Katherine Pandora. The big open teaching news this week at OU was all the great sharing that happened via Twitter because of Katherine Pandora's dream course and the visit by Michael Peter Edson from the Smithsonian. You can follow Katherine at Twitter for more goodness to come, and, even better, you can visit the open class site: adventures in digital humanities.
Stacy Zemke shared this photo of the event via Twitter:
Are Schools Failing Extroverts? Great post from John Spencer on extroverted students. As an "ambivert" (ha ha), I really appreciate how the online environment can be GREAT both for extroverts and also for introverts!
FUN: The One Thing We Forget to Plan For. Wonderful post from Pernille Ripp about fun. Sadly, so much of college teaching proclaims its rigor. I vote for fun! "Learning should be fun. Curiosity should have a place in our classrooms. Laughter should happen on a regular basis.
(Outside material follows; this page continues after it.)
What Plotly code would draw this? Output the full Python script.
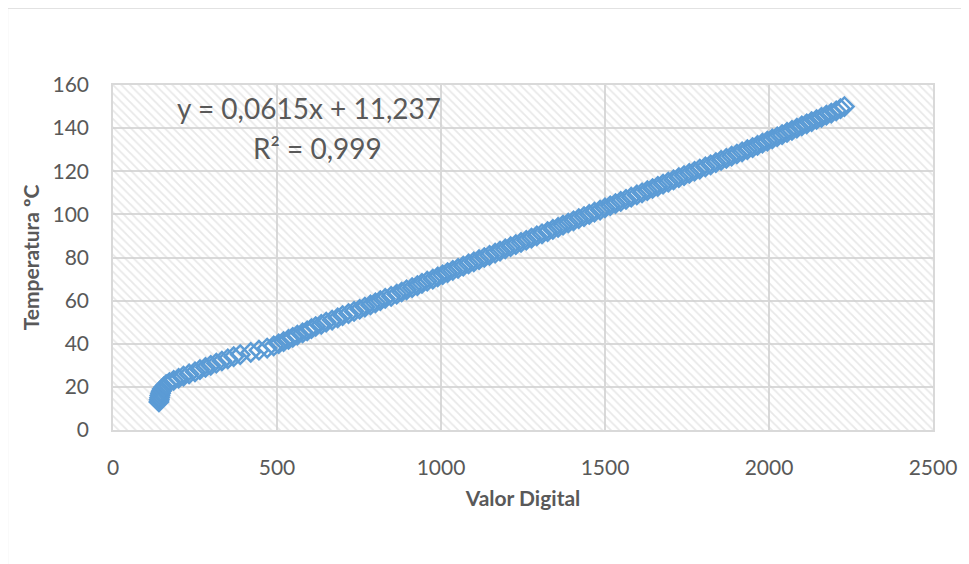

Smiling should be a classroom rule. Fun should be one of the many pillars that supports all of the learning that we do. It should be embraced, discussed, worked on and celebrated. Schools should be filled with fun."
Questions to Ask Oneself While Designing Learning Activities. Such a great post from Jackie Gerstein and, yes, fun is one of the questions!
A New Twist to Teaching Online: Considering Learners’ Emotions. Great post from Debbie Morrison. The emotional factor is HUGE in my opinion, which is why I find the idea of teaching machines laughable (and computers don't get the joke either). Debbies includes this very nice graphic from Rienties and Rivers:
High Impact Online. Although I was dismayed by the idea that someone as savvy as Matt Reed had no idea what would be a high impact practice online, people chimed in with lots of ideas. I even left a couple comments there because this is such an important topic. As a result of a follow-up convo at Twitter with Debbie Morrison, I learned this great acronym: HIP, high-impact practice. I want to be an online hippie, ha ha, a "high-impact practitioner."
What Professors Actually Do. My response to Scott Walker of Wisconsin: if we practice OPEN TEACHING, then people would have a much better idea of what professors actually do. Especially those of us (instructors, not professors) who teach full-time!
The Potential of Online Education. Thoughts on face-to-face workshops. I just don't see how we will become confident and skilled at helping students to learn online if we continue to do all our learning in small, face-to-face groups. At my school, we are well into the second year of a big "Digital Initiative," but I have yet to see anything like a community of practice or learning network emerging for those of us who are committed online educators, eager and ready to share ideas, experiences, etc. The learning opportunities we offer faculty are all face-to-face, not online. For why this matters, see next item:
Course Evaluation Data: We're Skewing Low, Not High. And here are some numbers that demonstrate WHY those of us who are teaching online need to be sharing our ideas and experience: the course evaluations for online courses in my college skew low rather than high. In my opinion, the incredible potential of online education would mean the numbers should skew high, not low... but that is not going to happen until online instructors themselves start sharing and learning together online IMO.
Interaction Entre Nous... NOT Machines. My thoughts on the word "interaction" as prompted by a thought-provoking back-and-forth with someone in my campus's IT department.
New "Comment Training" Strategy. I am SO HAPPY with how this "Comment Training" experiment is going so far. It's something I wish I had done years ago in my courses!
And to close... here's a wonderful graphic making the rounds on Google+:
Change. If you don't like change, you're going to like irrelevance even less.